Сказ этот был удивительным, раскрашенным радугой волшебных снов детства. А было сказано: есть за тридевять земель, далеко на Севере, за Полярным кругом, в тундре, в устье реки Индигирки осколочек давней, то ли шестнадцатого, то ли семнадцатого века Руси. Живут там что ни на есть самые настоящие русские, живут уже давно, чуть ли не четыре века, и говорят на том языке, на каком говорили их пращуры, покидая Русь, оставив тот язык почти без изменения. И если хочешь послушать, как баяли русичи, еще только что устремившиеся своими помыслами за Камень, то поспеши: наше торопливое время и наш нивелированный быт скоро перетрут и этот древний осколок.
Не поверилось сразу, слишком отвыкла душа от чудес, но заныла от потаенной радости: ну а вдруг все-таки… Эдакая маленькая Земля Санникова среди бескрайних и пустынных просторов Севера. Спряталась, затихла за хребтами, за марями, за вьюгами, за морозами, за ледяной полярной тьмой. Да так и дожила до наших дней.
Только откуда бы, казалось, взяться давней Руси на таинственной Индигирке? Хотя как откуда? Стоит только вспомнить, с какой жаждой жизни и нового шли русские в неведомые края, как за каждым поворотом реки, за каждым новым хребтом ожидали встретить землицу богатую, вольную, справедливую: без бояр, без опричников, без тягот подневоли.
И объяснение, тут же сочиненное на скорую руку, нашлось. Вполне могло быть так. Бежали по полуночному неласковому морю русские кочи, правили кормщики встречь утреннему солнцу, искали места, богатые белой полярной лисицей, морским зверем, рыбьим зубом. И находились в пути такие кормные места. Но окоем, из-за которого появлялось солнце, звал к себе, и ватага промышленных людей, вместе с детьми и женками, перемаявшись зиму, снова грузилась на кочи и устремлялась на восток. И так они шли не одно лето.
В устье большой реки остановились. Срубили из плавника избы, срубили церковь, подняли крест и стали жить. Видно, нашли ту землицу, которую искали. Хотя эту землицу и землей-то трудно назвать: голая белая тундра, где и ветру не за что зацепиться, три четверти года скована морозами. А придет короткое несмелое лето — опять же земли мало увидишь. Вокруг вода: реки, озера, болота.

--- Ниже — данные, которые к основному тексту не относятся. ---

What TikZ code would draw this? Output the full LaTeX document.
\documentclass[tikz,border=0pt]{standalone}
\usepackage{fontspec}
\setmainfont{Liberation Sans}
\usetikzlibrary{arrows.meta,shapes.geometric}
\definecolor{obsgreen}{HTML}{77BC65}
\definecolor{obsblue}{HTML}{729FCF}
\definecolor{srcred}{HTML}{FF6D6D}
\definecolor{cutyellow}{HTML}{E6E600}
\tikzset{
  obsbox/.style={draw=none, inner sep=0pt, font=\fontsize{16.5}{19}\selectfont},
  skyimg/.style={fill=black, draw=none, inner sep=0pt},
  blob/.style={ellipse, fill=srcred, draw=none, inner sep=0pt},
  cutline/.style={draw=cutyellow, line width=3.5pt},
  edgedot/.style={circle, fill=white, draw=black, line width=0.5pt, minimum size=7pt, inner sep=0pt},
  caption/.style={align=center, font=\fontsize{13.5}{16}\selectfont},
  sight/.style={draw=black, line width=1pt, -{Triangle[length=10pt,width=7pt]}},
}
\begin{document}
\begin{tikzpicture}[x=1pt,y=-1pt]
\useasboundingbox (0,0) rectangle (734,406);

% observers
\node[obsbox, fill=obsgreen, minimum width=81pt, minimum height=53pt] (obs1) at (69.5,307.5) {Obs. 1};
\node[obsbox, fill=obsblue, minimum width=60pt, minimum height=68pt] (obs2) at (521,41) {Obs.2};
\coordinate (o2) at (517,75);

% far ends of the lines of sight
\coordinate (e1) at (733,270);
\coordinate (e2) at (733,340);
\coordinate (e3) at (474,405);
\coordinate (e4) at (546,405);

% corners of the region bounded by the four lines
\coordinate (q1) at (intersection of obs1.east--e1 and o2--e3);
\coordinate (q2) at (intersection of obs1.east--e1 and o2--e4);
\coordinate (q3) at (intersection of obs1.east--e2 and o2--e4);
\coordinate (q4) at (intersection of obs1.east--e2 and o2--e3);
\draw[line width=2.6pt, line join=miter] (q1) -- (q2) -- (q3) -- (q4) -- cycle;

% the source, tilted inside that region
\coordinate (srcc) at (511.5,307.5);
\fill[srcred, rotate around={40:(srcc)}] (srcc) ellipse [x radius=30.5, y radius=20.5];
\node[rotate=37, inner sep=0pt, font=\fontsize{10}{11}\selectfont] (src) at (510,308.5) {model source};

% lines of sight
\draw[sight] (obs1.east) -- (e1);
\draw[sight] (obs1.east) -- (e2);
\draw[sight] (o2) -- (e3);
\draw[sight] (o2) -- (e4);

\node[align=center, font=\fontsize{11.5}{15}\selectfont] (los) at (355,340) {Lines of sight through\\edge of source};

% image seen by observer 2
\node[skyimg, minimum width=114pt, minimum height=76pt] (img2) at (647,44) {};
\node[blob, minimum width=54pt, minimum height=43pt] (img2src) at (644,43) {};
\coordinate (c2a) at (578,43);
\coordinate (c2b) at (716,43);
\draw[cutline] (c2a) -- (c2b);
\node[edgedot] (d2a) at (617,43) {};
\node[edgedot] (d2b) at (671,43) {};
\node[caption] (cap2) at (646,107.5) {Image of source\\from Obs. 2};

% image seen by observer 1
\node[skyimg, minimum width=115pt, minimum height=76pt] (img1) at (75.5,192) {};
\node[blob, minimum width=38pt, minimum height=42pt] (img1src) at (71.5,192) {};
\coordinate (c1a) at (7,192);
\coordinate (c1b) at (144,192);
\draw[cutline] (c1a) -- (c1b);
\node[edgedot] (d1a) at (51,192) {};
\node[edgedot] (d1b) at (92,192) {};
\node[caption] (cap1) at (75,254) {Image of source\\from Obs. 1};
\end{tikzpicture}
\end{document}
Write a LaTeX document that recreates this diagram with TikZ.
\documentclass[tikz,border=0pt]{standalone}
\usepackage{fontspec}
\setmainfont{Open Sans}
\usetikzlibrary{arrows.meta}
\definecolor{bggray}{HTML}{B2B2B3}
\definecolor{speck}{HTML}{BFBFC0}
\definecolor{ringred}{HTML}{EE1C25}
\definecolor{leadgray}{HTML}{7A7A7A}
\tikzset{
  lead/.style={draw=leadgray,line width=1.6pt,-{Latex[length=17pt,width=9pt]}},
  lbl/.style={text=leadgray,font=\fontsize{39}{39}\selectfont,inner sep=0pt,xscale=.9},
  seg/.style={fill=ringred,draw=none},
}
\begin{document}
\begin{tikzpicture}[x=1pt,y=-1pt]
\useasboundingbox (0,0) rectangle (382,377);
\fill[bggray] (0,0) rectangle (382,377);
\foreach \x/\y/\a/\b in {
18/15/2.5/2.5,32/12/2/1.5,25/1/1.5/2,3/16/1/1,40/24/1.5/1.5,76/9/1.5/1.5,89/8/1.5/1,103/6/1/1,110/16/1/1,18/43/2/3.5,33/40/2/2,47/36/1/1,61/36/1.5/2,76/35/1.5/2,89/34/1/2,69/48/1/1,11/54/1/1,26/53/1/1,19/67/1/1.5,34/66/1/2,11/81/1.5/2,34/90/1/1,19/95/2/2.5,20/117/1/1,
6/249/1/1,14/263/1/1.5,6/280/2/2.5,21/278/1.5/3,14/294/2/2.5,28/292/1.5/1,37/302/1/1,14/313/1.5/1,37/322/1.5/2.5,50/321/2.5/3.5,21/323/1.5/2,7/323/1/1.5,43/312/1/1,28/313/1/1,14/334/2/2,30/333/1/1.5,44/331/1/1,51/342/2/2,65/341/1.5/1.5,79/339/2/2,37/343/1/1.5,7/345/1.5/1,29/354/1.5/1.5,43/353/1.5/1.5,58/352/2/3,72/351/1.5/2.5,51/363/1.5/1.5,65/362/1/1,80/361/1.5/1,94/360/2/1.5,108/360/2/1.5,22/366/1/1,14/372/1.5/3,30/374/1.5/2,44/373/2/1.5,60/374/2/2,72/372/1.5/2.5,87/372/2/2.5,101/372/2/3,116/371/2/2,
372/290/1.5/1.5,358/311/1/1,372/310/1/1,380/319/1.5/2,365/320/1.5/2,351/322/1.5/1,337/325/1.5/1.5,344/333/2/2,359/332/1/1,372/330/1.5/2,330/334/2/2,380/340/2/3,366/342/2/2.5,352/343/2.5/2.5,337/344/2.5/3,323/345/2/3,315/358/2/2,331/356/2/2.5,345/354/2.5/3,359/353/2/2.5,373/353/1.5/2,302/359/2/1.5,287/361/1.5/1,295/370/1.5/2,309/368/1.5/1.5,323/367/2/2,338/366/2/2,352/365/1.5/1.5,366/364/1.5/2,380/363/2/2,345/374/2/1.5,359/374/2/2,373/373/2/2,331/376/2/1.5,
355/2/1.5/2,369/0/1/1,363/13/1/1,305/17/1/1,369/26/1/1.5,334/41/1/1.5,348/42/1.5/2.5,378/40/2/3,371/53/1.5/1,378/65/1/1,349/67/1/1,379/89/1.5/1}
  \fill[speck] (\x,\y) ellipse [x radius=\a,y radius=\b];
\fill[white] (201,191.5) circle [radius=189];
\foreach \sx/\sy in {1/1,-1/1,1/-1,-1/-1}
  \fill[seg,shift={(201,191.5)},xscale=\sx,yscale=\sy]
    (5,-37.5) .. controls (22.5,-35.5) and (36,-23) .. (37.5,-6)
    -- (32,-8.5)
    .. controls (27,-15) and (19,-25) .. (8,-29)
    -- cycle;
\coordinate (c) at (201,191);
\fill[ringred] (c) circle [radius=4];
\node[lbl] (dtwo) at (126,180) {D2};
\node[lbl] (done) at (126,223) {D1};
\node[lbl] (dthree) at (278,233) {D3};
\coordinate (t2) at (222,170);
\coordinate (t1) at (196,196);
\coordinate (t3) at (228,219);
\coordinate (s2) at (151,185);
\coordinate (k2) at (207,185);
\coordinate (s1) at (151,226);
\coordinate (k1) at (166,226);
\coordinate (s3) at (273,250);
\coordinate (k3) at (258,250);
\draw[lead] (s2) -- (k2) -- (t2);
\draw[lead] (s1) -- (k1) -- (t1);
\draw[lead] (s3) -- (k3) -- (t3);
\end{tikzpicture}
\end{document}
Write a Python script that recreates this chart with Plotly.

А может, беда заставила остановиться? Налетела черная буря, погубила кочи, отрезала все пути по морю. Хочешь — живи, где судьба жить тебе выпала, а не хочешь — ложись да помирай, если не вынесет душа тоски по родным местам.

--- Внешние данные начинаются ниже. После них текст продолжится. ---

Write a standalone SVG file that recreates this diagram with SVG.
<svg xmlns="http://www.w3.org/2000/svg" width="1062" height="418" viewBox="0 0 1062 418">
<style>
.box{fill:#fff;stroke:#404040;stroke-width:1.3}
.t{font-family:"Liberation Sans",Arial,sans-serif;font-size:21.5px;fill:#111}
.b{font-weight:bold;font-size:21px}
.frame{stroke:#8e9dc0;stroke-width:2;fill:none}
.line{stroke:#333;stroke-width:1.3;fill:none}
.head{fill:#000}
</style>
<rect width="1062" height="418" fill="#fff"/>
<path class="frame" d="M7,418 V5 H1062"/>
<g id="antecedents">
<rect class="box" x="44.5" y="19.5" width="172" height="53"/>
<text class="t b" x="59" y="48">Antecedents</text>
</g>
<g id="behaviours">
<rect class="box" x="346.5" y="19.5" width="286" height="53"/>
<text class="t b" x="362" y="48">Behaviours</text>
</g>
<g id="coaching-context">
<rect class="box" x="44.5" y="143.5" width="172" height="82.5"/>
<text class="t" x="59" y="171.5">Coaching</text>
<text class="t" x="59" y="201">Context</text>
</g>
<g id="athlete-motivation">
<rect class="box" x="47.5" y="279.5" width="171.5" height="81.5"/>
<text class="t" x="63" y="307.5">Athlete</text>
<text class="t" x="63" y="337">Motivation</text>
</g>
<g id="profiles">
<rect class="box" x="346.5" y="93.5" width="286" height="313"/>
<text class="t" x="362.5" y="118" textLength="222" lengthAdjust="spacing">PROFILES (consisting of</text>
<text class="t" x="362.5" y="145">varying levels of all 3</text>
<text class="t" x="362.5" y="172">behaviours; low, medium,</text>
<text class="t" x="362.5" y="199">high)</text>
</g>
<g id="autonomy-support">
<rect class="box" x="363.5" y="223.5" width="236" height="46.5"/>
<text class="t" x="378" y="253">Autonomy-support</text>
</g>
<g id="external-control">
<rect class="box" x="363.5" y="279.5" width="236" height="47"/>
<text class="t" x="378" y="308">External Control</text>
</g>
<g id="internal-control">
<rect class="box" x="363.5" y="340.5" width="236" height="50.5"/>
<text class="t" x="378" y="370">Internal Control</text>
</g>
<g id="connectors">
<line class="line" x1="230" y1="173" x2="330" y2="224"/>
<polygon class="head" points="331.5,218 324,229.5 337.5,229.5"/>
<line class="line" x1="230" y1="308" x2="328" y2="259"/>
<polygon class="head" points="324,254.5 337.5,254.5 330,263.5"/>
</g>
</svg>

И назвали то поселение, не мудрствуя лукаво, Русским Устьем.
Николай Габышев, якутский писатель, рассказавший эту историю, щурил светлые, с голубизной, глаза и говорил, пряча улыбку:
— Я в тех местах учительствовал после войны. Интересный там народ. Наособицу. Свой быт, свой уклад. Свои сказки. Кое-какие сказки я записал… А язык… Для непривычного уха непонятный язык. — И, уже не сдерживая улыбку, добавил: — Очень мне интересно послушать, как вы — русскоустьинец и ты — оба русские, будете понимать друг друга. Приезжай. И Валентина Григорьевича зови. Ему интересно будет.

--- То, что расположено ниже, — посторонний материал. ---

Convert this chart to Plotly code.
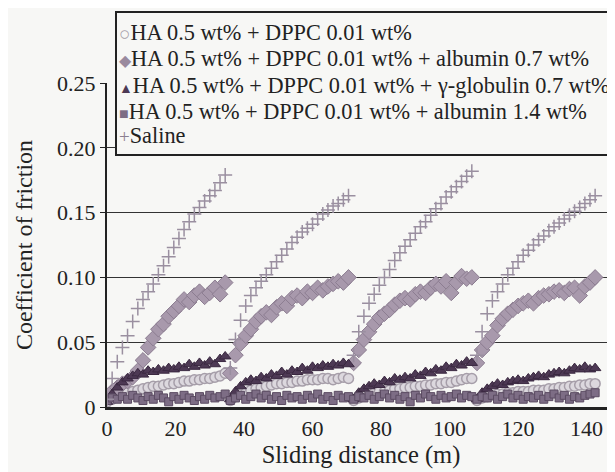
import plotly.graph_objects as go

# sliding distance (m), four 36 m runs
distance = [
    0, 1.5, 3, 4.5, 6, 7.5, 9, 10.5, 12, 13.5, 15, 16.5, 18, 19.5, 21, 22.5, 24, 25.5, 27, 28.5, 30, 31.5, 33, 34.5,
    36, 37.5, 39, 40.5, 42, 43.5, 45, 46.5, 48, 49.5, 51, 52.5, 54, 55.5, 57, 58.5, 60, 61.5, 63, 64.5, 66, 67.5, 69, 70.5,
    72, 73.5, 75, 76.5, 78, 79.5, 81, 82.5, 84, 85.5, 87, 88.5, 90, 91.5, 93, 94.5, 96, 97.5, 99, 100.5, 102, 103.5, 105, 106.5,
    108, 109.5, 111, 112.5, 114, 115.5, 117, 118.5, 120, 121.5, 123, 124.5, 126, 127.5, 129, 130.5, 132, 133.5, 135, 136.5, 138, 139.5, 141, 142.5,
]

ha_dppc = [
    0.004, 0.006, 0.008, 0.009, 0.011, 0.012, 0.013, 0.014, 0.015, 0.016, 0.016, 0.017, 0.018, 0.018, 0.019, 0.020, 0.020, 0.021, 0.021, 0.022, 0.022, 0.023, 0.024, 0.026,
    0.005, 0.008, 0.010, 0.011, 0.013, 0.014, 0.015, 0.016, 0.017, 0.018, 0.018, 0.019, 0.019, 0.020, 0.020, 0.021, 0.021, 0.021, 0.022, 0.022, 0.021, 0.022, 0.023, 0.022,
    0.005, 0.007, 0.009, 0.010, 0.011, 0.012, 0.012, 0.013, 0.014, 0.014, 0.015, 0.015, 0.016, 0.016, 0.017, 0.017, 0.018, 0.018, 0.019, 0.019, 0.020, 0.021, 0.022, 0.022,
    0.005, 0.007, 0.008, 0.009, 0.010, 0.010, 0.011, 0.011, 0.012, 0.012, 0.012, 0.013, 0.013, 0.013, 0.014, 0.014, 0.015, 0.015, 0.016, 0.016, 0.017, 0.017, 0.018, 0.018,
]

albumin_07 = [
    0.008, 0.012, 0.015, 0.018, 0.020, 0.023, 0.028, 0.036, 0.046, 0.053, 0.060, 0.064, 0.070, 0.074, 0.078, 0.083, 0.081, 0.086, 0.089, 0.085, 0.088, 0.092, 0.087, 0.096,
    0.026, 0.040, 0.049, 0.055, 0.060, 0.066, 0.070, 0.073, 0.071, 0.077, 0.080, 0.078, 0.084, 0.086, 0.084, 0.089, 0.088, 0.092, 0.090, 0.093, 0.095, 0.097, 0.096, 0.100,
    0.034, 0.044, 0.052, 0.058, 0.064, 0.069, 0.072, 0.075, 0.079, 0.082, 0.084, 0.083, 0.087, 0.089, 0.088, 0.092, 0.095, 0.093, 0.097, 0.088, 0.096, 0.101, 0.099, 0.100,
    0.034, 0.044, 0.050, 0.055, 0.063, 0.068, 0.072, 0.075, 0.078, 0.080, 0.082, 0.080, 0.084, 0.086, 0.087, 0.089, 0.090, 0.088, 0.091, 0.092, 0.086, 0.093, 0.096, 0.100,
]

globulin_07 = [
    0.004, 0.010, 0.015, 0.019, 0.022, 0.024, 0.026, 0.025, 0.028, 0.027, 0.029, 0.028, 0.030, 0.029, 0.031, 0.030, 0.033, 0.031, 0.034, 0.032, 0.035, 0.033, 0.037, 0.039,
    0.006, 0.012, 0.016, 0.019, 0.021, 0.020, 0.023, 0.022, 0.025, 0.024, 0.027, 0.025, 0.028, 0.027, 0.030, 0.028, 0.031, 0.030, 0.032, 0.031, 0.033, 0.032, 0.034, 0.033,
    0.006, 0.011, 0.014, 0.016, 0.018, 0.017, 0.020, 0.019, 0.022, 0.021, 0.023, 0.022, 0.025, 0.024, 0.027, 0.026, 0.029, 0.028, 0.031, 0.030, 0.033, 0.032, 0.035, 0.034,
    0.006, 0.011, 0.014, 0.016, 0.018, 0.017, 0.019, 0.020, 0.021, 0.020, 0.022, 0.023, 0.024, 0.023, 0.025, 0.026, 0.027, 0.026, 0.028, 0.030, 0.029, 0.031, 0.029, 0.030,
]

albumin_14 = [
    0.005, 0.007, 0.006, 0.008, 0.006, 0.009, 0.007, 0.005, 0.008, 0.006, 0.009, 0.007, 0.004, 0.008, 0.006, 0.009, 0.007, 0.005, 0.008, 0.006, 0.009, 0.007, 0.008, 0.010,
    0.005, 0.007, 0.009, 0.006, 0.008, 0.010, 0.007, 0.009, 0.006, 0.008, 0.005, 0.009, 0.007, 0.008, 0.006, 0.009, 0.007, 0.010, 0.006, 0.008, 0.005, 0.009, 0.007, 0.008,
    0.006, 0.008, 0.007, 0.009, 0.006, 0.008, 0.010, 0.007, 0.009, 0.006, 0.008, 0.004, 0.009, 0.007, 0.010, 0.008, 0.006, 0.009, 0.007, 0.008, 0.010, 0.007, 0.009, 0.008,
    0.006, 0.008, 0.007, 0.009, 0.006, 0.008, 0.010, 0.007, 0.009, 0.006, 0.008, 0.007, 0.009, 0.006, 0.008, 0.010, 0.007, 0.009, 0.006, 0.008, 0.007, 0.009, 0.010, 0.011,
]

saline = [
    0.006, 0.022, 0.035, 0.046, 0.055, 0.066, 0.076, 0.083, 0.089, 0.095, 0.102, 0.109, 0.116, 0.123, 0.130, 0.137, 0.143, 0.149, 0.154, 0.159, 0.163, 0.167, 0.173, 0.179,
    0.030, 0.052, 0.067, 0.078, 0.086, 0.092, 0.097, 0.102, 0.107, 0.112, 0.117, 0.122, 0.127, 0.131, 0.135, 0.138, 0.141, 0.145, 0.149, 0.152, 0.155, 0.157, 0.160, 0.163,
    0.040, 0.058, 0.070, 0.080, 0.087, 0.094, 0.100, 0.106, 0.113, 0.119, 0.124, 0.129, 0.134, 0.139, 0.143, 0.148, 0.153, 0.157, 0.162, 0.166, 0.170, 0.174, 0.178, 0.182,
    0.040, 0.058, 0.072, 0.082, 0.089, 0.095, 0.102, 0.107, 0.112, 0.117, 0.121, 0.125, 0.129, 0.132, 0.136, 0.139, 0.142, 0.145, 0.148, 0.151, 0.154, 0.157, 0.160, 0.163,
]

names = [
    "HA 0.5 wt% + DPPC 0.01 wt%",
    "HA 0.5 wt% + DPPC 0.01 wt% + albumin 0.7 wt%",
    "HA 0.5 wt% + DPPC 0.01 wt% + γ-globulin 0.7 wt%",
    "HA 0.5 wt% + DPPC 0.01 wt% + albumin 1.4 wt%",
    "Saline",
]
legend_glyphs = ["○", "◆", "▲", "■", "+"]
y_ticks = [0, 0.05, 0.10, 0.15, 0.20, 0.25]
y_ticktext = ["0", "0.05", "0.10", "0.15", "0.20", "0.25"]
x_ticks = [0, 20, 40, 60, 80, 100, 120, 140]

FONT = "Liberation Serif"
BG = "#f7f7f5"
INK = "#222"

# the page puts the figure 8 px in from the top-left, so the figure is 8 px smaller
FIG_W, FIG_H = 607, 464
L, T, W, H = 99, 75, 508, 324

fig = go.Figure()

styles = [
    (ha_dppc, dict(symbol="circle", size=10, color="#dcd8de", line=dict(color="#a69ea9", width=1.5)), "#a69ea9", 19),
    (albumin_07, dict(symbol="diamond", size=12, color="#a899ac", line=dict(color="#8c7d91", width=1)), "#9a8a9e", 16),
    (globulin_07, dict(symbol="triangle-up", size=10, color="#4d3954", line=dict(color="#3a2840", width=1)), "#4d3954", 14),
    (albumin_14, dict(symbol="square", size=8, color="#7d6d85", line=dict(color="#5b4b62", width=1)), "#7d6d85", 16),
    (saline, dict(symbol="cross-thin", size=10, color="#9a8fa0", line=dict(color="#9a8fa0", width=1.5)), "#8a7f90", 19),
]

for name, (vals, mk, _, _) in zip(names, styles):
    fig.add_trace(go.Scatter(x=distance, y=vals, mode="markers", name=name, marker=mk, showlegend=False))

# boxed legend sitting over the top of the plot, running off the right edge
fig.add_shape(
    type="rect", xref="paper", yref="paper", layer="above",
    x0=(108 - L) / W, x1=(640 - L) / W, y0=(T + H - 147) / H, y1=(T + H - 4) / H,
    line=dict(color=INK, width=2), fillcolor=BG,
)
row_px = [25, 51, 77, 103, 128]
for name, glyph, (_, _, gcol, gsize), ry in zip(names, legend_glyphs, styles, row_px):
    fig.add_annotation(
        xref="paper", yref="paper", x=(109 - L) / W, y=(T + H - ry) / H,
        xanchor="left", yanchor="middle", showarrow=False,
        text=f'<span style="color:{gcol};font-size:{gsize}px">{glyph}</span>{name}',
        font=dict(family=FONT, size=22.3, color=INK),
    )

fig.update_layout(
    width=FIG_W, height=FIG_H,
    margin=dict(l=L, r=FIG_W - L - W, t=T, b=FIG_H - T - H),
    paper_bgcolor=BG, plot_bgcolor=BG,
    font=dict(family=FONT, size=22, color=INK),
    showlegend=False,
)

fig.update_xaxes(
    range=[0, 148.3], tickvals=x_ticks, showgrid=False, zeroline=False,
    showline=True, linecolor=INK, linewidth=2.5, ticks="", automargin=False,
    title=dict(text="Sliding distance (m)", font=dict(size=24.5), standoff=4),
)
fig.update_yaxes(
    range=[0, 0.25], tickvals=y_ticks, ticktext=y_ticktext,
    showgrid=True, gridcolor="#333", gridwidth=1, zeroline=False,
    showline=True, linecolor=INK, linewidth=2, ticks="outside", ticklen=5, tickcolor=INK,
    automargin=False,
    title=dict(text="Coefficient of friction", font=dict(size=24), standoff=18),
)

fig.write_html("out.html")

Распутину, конечно, было интересно. О Русском Устье он слышал, читал даже, но, привыкший все делать не спеша и обстоятельно, сказал:
— Нынче вряд ли удастся поехать. Со временем ничего не получится. А вот на будущее стоит подумать.
Встреча эта с Николаем Алексеевичем была эдак года три назад, и хотя Русское Устье и влекло к себе своей сказочностью и возможностью чуть заглянуть в прошлые века, прикоснуться к своему живому прошлому, к своим корням, но так получалось, что не было попутного ветра в северную сторону, и поездка переносилась на привычное «потом». А Николай Алексеевич нет-нет да и присылал письмо, при случае по-товарищески позванивал по телефону и как бы между делом напоминал, что лучшее время для поездки март — апрель: кончится полярная ночь, улягутся пурги, поутихнут морозы.
— Так, может, в мае еще лучше будет? Теплее.
Может быть, и теплее, да не лучше, оказывается. В мае погода опять дурить начинает. Солнце ходит высоко, с юга лето подступает, а Арктика — непривычна она к теплу. Вот и ярятся ветра, бьют по промерзшей земле, не успевшей еще ощутить и малой толики тепла, снежные заряды.